Input start

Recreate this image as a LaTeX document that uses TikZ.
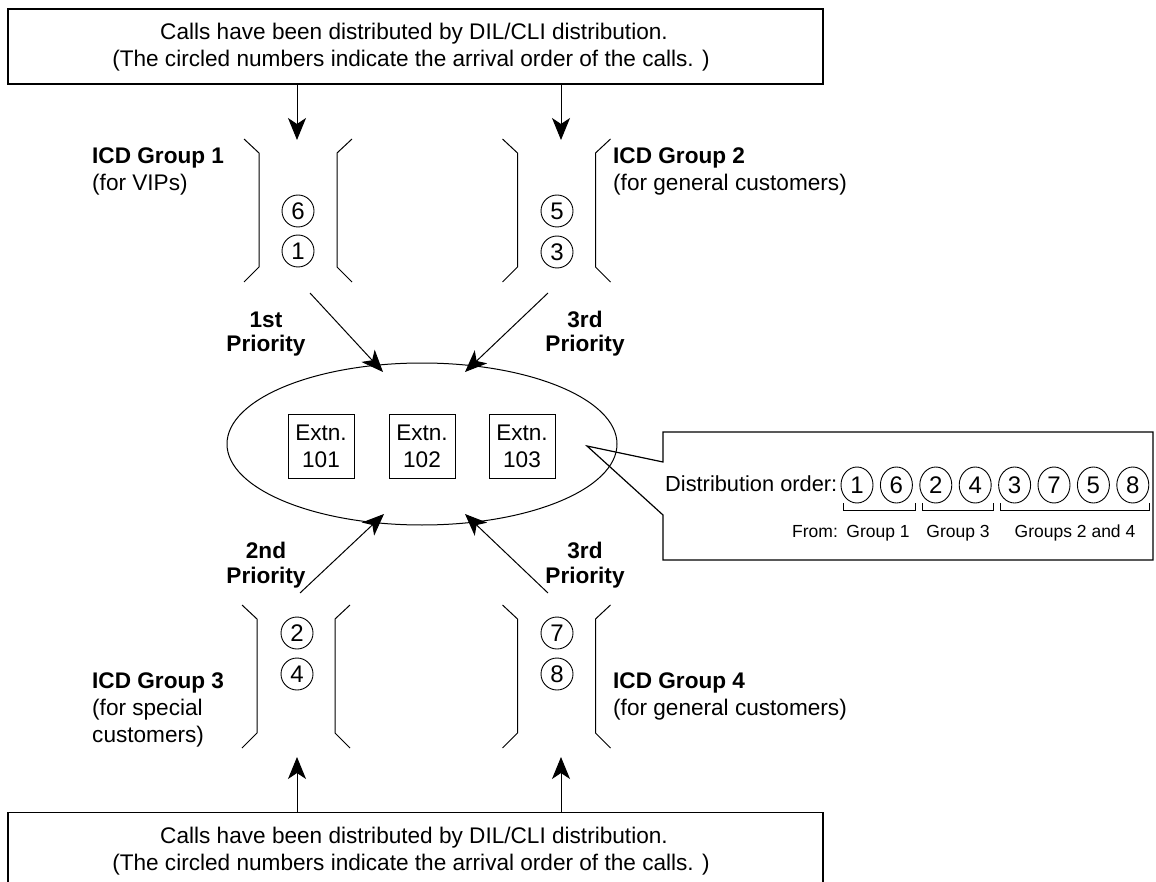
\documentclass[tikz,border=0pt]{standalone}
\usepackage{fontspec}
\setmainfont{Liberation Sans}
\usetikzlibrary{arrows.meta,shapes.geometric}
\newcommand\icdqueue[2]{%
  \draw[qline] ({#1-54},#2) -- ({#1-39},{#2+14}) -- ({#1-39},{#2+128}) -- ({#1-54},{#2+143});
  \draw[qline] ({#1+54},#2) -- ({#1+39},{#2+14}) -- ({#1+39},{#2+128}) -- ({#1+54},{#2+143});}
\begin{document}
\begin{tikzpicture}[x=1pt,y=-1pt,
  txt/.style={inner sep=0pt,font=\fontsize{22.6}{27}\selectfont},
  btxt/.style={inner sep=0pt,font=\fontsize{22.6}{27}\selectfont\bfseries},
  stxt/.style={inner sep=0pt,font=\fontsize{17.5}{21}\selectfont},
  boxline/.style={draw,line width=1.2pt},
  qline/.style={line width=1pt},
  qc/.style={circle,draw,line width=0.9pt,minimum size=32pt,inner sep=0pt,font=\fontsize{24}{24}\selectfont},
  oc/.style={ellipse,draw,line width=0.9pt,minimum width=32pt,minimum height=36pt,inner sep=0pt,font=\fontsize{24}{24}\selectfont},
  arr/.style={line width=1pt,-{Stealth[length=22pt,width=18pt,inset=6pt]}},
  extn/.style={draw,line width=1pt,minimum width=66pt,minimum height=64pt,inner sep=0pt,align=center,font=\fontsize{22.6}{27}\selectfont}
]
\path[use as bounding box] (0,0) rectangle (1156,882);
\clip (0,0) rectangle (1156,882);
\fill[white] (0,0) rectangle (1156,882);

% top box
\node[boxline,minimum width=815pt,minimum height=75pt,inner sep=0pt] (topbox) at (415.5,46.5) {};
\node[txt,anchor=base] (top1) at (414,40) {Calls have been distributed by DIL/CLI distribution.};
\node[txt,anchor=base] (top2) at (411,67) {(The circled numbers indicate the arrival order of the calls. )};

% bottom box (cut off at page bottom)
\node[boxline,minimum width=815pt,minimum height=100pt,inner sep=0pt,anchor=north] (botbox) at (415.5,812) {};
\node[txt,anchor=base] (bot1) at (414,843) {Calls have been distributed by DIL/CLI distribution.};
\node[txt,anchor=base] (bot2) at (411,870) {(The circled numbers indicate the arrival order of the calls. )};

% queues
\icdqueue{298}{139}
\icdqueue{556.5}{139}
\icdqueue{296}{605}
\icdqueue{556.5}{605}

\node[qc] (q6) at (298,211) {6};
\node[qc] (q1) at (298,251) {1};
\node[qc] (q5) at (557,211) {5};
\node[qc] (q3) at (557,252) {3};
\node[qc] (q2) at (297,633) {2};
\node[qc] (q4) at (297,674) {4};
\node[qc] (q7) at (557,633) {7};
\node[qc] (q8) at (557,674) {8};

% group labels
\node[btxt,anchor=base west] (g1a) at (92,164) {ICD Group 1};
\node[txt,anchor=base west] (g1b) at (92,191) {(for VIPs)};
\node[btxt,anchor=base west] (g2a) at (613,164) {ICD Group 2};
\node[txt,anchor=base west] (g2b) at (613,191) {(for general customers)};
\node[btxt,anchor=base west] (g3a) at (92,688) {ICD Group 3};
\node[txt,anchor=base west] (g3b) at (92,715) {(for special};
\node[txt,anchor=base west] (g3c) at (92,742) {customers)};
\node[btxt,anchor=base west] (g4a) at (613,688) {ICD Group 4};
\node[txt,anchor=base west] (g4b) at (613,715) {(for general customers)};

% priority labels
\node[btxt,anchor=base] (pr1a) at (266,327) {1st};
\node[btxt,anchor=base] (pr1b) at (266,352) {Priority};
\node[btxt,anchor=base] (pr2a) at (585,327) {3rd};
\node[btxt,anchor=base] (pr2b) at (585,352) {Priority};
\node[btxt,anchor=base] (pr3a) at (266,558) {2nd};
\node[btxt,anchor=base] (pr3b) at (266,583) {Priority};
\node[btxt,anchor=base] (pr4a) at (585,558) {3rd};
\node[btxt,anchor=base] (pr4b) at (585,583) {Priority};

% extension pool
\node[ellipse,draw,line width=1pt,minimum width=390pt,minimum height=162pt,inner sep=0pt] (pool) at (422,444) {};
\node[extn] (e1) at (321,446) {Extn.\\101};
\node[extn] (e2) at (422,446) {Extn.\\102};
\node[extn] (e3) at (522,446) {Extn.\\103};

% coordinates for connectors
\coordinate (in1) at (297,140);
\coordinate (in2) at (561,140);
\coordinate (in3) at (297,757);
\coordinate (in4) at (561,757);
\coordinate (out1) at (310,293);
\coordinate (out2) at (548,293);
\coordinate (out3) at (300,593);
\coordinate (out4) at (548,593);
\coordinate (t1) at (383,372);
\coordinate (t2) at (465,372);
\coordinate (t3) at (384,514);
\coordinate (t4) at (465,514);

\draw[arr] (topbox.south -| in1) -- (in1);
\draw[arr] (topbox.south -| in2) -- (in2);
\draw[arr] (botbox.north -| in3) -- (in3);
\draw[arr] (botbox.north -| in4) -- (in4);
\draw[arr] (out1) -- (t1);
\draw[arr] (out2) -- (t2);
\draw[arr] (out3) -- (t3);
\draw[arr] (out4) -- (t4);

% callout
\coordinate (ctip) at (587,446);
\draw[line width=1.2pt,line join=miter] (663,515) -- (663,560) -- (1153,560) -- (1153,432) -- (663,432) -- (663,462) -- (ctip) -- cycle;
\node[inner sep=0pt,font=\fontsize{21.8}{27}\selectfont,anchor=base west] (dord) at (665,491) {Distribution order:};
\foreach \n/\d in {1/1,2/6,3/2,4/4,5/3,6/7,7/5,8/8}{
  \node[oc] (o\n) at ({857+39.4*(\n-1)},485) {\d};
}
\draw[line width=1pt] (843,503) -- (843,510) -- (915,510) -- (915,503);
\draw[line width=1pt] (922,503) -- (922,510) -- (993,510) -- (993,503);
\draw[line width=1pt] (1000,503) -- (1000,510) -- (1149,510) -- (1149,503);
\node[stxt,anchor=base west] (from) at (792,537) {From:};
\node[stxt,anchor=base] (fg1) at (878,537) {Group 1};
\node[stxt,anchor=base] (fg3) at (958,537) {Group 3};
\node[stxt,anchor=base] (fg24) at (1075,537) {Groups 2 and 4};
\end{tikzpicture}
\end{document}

Input end
Input start

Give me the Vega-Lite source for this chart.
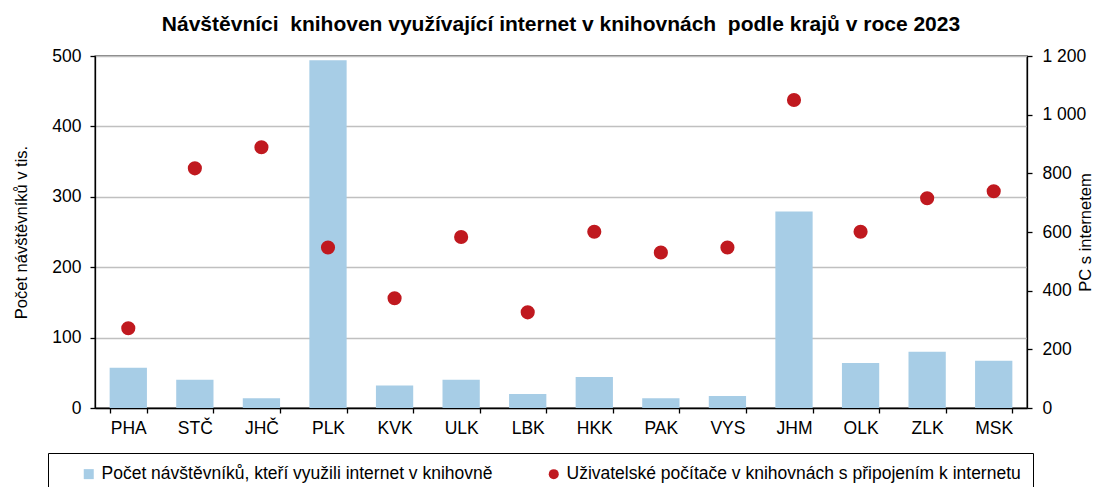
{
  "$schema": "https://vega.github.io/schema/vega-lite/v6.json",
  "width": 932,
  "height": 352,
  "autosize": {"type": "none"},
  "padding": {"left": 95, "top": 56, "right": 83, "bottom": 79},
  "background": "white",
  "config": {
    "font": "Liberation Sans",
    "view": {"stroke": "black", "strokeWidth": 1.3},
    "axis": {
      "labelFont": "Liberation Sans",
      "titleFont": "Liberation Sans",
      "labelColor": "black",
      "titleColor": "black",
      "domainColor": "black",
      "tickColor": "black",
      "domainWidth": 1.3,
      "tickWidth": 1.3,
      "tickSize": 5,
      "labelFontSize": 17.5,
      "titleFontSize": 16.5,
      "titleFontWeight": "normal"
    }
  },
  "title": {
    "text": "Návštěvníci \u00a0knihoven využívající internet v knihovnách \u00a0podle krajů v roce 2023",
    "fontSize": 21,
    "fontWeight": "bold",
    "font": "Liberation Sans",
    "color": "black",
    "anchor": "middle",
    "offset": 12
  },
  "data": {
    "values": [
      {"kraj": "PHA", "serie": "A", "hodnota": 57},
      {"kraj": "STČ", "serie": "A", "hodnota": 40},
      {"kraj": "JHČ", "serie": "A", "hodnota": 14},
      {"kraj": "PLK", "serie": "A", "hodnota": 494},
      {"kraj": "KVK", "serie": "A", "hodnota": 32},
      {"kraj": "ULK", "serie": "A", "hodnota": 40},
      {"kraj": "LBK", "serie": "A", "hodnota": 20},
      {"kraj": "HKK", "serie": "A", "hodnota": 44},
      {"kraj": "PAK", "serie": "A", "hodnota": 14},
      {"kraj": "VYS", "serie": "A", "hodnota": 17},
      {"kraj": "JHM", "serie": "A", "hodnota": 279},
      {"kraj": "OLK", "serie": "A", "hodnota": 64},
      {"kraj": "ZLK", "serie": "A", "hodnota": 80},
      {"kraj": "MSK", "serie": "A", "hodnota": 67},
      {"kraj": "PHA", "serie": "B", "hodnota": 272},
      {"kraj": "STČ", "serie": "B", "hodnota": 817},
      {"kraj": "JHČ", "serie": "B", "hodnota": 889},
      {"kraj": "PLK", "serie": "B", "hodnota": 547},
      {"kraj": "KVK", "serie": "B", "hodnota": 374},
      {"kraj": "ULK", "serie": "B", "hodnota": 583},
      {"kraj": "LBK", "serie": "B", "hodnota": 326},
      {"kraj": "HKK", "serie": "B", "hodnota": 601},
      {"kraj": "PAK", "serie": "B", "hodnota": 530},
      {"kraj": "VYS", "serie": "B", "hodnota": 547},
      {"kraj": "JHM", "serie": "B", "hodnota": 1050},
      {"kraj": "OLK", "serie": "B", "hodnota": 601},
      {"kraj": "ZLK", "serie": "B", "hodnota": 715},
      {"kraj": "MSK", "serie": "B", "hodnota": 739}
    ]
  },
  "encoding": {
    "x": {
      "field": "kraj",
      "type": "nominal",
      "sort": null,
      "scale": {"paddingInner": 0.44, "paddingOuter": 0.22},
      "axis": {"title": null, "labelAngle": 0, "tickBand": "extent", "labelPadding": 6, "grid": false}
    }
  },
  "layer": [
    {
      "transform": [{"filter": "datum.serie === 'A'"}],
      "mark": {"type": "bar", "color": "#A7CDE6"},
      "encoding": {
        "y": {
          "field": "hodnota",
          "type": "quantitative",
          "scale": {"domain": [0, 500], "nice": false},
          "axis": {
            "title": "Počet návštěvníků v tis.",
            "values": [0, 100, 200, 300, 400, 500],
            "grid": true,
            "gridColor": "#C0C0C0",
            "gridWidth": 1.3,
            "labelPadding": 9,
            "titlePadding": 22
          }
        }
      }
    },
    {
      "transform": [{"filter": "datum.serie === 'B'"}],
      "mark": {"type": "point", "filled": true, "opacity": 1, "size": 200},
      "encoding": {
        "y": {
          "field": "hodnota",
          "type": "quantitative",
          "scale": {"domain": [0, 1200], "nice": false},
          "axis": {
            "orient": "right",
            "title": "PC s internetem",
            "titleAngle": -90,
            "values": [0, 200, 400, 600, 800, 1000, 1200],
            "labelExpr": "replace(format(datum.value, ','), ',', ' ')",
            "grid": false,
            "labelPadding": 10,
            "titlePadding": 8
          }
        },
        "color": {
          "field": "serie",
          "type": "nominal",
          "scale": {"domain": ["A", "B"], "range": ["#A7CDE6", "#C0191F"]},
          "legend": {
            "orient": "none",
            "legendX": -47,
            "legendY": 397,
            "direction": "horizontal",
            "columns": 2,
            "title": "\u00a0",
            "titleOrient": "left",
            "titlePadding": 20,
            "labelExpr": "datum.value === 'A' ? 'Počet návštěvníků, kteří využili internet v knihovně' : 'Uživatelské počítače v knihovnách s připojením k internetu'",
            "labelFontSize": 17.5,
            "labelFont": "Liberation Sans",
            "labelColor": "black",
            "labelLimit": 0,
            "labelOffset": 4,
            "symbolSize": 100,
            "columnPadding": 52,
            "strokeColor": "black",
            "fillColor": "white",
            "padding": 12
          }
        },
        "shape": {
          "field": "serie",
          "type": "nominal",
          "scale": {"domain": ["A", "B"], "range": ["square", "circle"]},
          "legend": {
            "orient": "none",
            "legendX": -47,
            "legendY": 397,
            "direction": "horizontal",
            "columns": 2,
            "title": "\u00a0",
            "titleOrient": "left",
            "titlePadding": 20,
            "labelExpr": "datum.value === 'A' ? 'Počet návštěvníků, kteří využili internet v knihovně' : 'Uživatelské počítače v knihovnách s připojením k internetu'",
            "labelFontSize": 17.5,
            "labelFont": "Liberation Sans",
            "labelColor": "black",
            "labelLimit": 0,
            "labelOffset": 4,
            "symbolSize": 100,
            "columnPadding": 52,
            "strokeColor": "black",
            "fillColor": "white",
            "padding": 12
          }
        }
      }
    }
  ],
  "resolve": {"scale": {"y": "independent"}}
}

Input end
Input start

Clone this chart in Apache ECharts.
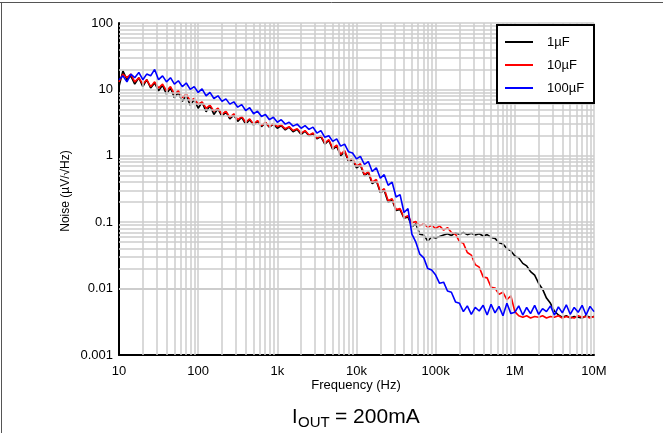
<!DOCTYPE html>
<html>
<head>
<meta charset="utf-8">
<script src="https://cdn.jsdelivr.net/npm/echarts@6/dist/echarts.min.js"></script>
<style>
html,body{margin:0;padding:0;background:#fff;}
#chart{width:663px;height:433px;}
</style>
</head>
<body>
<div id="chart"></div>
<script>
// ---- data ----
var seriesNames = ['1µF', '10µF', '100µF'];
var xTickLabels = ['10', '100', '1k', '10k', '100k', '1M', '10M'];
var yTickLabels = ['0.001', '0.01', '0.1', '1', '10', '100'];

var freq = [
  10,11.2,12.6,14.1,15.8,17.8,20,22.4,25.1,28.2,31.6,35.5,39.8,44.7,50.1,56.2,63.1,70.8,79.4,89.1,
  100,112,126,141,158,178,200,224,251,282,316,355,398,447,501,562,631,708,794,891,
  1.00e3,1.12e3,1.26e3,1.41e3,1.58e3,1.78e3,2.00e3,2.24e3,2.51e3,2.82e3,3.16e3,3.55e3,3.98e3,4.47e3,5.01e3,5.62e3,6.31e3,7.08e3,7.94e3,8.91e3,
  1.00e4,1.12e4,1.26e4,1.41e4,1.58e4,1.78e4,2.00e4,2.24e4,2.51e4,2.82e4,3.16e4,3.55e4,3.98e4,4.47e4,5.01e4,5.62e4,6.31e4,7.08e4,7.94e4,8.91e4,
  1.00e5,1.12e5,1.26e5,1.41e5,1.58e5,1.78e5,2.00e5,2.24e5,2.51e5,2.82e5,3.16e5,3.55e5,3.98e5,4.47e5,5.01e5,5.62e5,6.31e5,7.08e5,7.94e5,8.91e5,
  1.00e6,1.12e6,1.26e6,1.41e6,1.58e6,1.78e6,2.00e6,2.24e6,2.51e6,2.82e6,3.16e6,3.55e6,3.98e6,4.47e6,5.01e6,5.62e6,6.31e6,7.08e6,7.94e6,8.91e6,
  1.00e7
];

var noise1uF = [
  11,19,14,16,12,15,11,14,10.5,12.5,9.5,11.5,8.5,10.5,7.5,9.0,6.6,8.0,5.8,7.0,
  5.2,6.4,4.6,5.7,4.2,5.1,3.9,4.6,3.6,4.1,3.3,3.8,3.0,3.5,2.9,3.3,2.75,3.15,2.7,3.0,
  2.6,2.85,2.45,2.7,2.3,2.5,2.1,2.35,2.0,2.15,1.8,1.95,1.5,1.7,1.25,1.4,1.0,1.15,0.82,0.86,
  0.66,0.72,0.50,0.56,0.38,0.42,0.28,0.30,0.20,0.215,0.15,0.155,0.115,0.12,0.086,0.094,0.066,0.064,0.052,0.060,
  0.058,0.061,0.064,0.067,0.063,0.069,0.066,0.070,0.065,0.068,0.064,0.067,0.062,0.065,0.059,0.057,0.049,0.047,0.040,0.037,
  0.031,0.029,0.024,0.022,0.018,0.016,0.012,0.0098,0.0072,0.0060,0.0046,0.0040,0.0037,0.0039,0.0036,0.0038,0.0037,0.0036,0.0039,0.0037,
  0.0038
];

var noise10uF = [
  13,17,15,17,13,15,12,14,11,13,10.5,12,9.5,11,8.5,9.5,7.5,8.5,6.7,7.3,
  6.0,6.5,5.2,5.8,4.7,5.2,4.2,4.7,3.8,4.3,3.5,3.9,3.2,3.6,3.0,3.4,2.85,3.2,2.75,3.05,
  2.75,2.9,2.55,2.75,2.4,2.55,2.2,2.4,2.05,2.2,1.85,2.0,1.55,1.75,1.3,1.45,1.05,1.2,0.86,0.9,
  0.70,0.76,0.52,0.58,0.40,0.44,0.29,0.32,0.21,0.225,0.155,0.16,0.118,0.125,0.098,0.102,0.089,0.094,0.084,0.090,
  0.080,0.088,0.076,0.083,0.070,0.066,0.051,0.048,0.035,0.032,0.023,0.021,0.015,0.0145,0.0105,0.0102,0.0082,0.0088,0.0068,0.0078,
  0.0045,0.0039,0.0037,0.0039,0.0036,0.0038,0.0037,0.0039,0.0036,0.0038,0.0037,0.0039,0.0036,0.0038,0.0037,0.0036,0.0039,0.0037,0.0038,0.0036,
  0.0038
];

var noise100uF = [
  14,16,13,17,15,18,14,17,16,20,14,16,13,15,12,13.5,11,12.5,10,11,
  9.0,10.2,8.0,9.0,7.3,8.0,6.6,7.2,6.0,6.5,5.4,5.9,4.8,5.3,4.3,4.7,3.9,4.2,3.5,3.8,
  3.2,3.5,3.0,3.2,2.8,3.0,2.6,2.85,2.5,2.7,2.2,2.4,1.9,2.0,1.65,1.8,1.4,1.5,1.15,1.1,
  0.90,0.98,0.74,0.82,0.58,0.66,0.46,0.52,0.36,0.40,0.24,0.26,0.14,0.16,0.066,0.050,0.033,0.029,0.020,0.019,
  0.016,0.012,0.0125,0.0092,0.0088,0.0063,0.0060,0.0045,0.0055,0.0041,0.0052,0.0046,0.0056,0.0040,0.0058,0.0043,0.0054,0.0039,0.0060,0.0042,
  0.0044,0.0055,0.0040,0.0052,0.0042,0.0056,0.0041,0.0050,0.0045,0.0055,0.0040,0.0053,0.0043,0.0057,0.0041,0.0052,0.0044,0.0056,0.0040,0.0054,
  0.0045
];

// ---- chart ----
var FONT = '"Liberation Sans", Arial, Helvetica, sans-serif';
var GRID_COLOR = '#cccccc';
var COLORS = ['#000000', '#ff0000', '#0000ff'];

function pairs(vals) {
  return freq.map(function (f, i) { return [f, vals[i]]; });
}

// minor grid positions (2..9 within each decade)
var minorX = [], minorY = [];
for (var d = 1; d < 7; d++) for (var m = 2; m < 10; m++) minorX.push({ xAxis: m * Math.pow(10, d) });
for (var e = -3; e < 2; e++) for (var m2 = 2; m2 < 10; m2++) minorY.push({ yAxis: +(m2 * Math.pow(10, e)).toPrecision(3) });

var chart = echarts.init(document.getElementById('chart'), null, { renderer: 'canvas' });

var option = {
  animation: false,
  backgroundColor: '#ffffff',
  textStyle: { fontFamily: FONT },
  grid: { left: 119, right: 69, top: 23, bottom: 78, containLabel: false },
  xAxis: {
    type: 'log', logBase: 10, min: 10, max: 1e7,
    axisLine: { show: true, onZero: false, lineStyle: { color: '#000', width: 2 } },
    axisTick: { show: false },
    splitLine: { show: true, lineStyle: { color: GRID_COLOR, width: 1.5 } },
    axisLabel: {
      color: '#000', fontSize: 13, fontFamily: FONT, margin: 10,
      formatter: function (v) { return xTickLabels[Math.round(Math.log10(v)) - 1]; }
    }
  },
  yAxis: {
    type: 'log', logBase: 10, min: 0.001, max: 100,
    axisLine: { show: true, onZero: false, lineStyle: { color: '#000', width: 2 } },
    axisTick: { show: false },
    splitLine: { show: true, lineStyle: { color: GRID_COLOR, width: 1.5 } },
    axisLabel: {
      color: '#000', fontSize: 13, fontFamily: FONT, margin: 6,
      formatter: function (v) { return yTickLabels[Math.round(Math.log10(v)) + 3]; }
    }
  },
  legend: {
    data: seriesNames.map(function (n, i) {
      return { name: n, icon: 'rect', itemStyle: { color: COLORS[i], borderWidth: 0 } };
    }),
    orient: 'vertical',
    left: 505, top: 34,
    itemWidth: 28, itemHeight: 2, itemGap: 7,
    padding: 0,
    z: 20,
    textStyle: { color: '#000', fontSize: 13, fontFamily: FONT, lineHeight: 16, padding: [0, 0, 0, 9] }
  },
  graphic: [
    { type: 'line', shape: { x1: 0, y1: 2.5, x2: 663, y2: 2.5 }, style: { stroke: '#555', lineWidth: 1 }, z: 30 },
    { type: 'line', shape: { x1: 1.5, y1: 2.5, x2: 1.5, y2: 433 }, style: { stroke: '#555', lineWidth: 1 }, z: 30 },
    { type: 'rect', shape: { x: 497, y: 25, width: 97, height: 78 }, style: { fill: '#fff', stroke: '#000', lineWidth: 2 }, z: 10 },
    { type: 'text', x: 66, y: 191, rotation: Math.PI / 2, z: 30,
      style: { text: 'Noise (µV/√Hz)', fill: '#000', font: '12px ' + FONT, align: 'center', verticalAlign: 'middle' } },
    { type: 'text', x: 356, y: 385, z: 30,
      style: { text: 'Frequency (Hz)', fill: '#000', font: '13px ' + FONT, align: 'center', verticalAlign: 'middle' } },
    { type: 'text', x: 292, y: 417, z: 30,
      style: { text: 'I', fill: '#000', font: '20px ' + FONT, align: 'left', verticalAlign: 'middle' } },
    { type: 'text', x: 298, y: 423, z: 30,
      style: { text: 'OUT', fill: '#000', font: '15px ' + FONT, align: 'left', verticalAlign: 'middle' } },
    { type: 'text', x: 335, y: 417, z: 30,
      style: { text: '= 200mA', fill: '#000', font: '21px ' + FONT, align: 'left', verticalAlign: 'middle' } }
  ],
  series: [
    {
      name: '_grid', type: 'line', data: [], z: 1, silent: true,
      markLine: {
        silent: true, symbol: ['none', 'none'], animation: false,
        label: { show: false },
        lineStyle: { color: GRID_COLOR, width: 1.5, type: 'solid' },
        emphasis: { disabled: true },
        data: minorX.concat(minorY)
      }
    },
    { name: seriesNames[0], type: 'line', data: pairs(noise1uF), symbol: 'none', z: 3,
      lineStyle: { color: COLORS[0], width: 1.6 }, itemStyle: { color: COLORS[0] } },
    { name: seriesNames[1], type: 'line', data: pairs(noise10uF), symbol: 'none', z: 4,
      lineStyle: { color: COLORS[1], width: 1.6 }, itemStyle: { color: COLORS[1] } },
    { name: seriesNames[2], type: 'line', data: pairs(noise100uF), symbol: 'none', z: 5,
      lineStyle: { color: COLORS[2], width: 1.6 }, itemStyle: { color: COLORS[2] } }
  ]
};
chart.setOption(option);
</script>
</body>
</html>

Input end

■ Written problem: Filter out all lines lacking the word "this" and copy the rest.

■ Exercise solution:
Recreate this image as a LaTeX document that uses TikZ.
Give me the Vega-Lite source for this chart.
Clone this chart in Apache ECharts.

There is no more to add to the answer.